Tom Grundy's Muir Pass and Mount McDuffie Page

Jeff and Jim were hiking over Lamarck Col and then through Evolution Basin, over Muir Pass, and out over Echo Col. We joined them for some of the hike up towards Lamarck and then I joined them later at Muir Pass.

2023-7-22 They started hiking this day and Iris and I joined them for a bit of exercise in the mountains. The Sierra Challenge was coming and we really hadn't done much mountain adventuring since the Utah trip earlier in the year. I blame laziness, work, bad weather, and lots of snow and high water. In any case, we started up from North Lake making slow progress up the trail. Jeff was flagging, so we traded packs for a bit - he had a pretty light pack for a few days hike, but it was much heavier than my trailrunning pack and probably a little overloaded for the support it had.
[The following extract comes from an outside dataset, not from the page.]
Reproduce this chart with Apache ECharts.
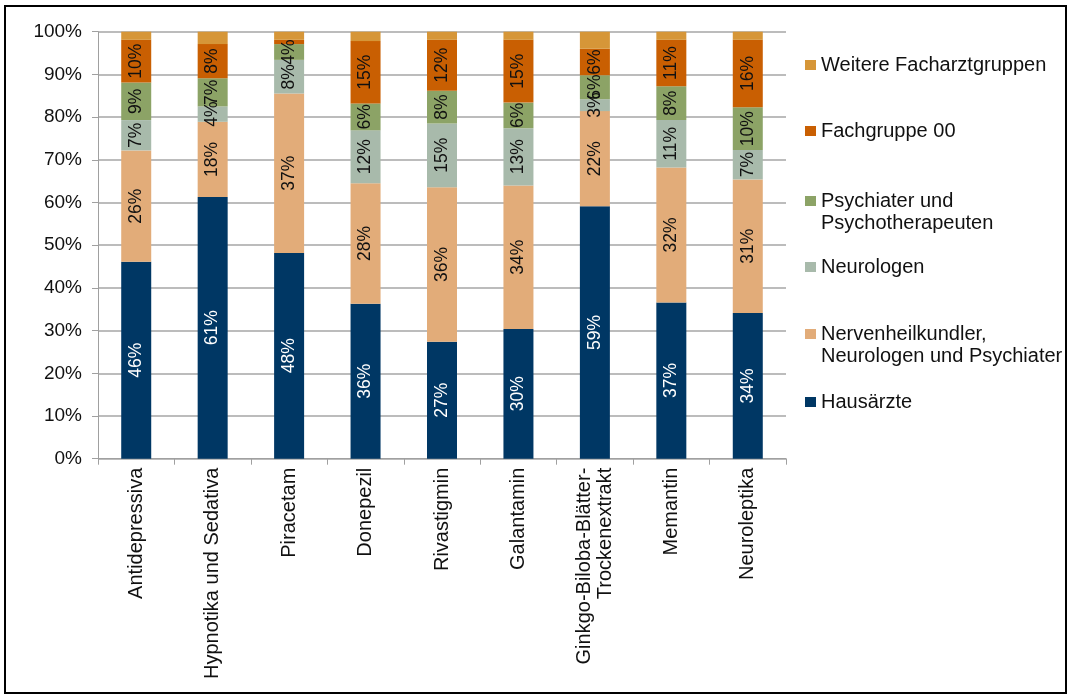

The trail was pretty clear to the Lower Lamarck Lake but we did wade across the outlet stream that was flowing over the usual crossing logs (although we probably could have found a dry crossing had we looked harder). Then there was on and off snow above that although the going was mostly pretty easy. We parted ways at around 11,500 feet and Iris and I headed up towards Granite Peak at 12,082 - a high point without a lot of prominence between the Sabrina Basin and the Lamarck Lakes Basin. We worked our way across the valley and then across a bit of snow and up the steep talus to the summit.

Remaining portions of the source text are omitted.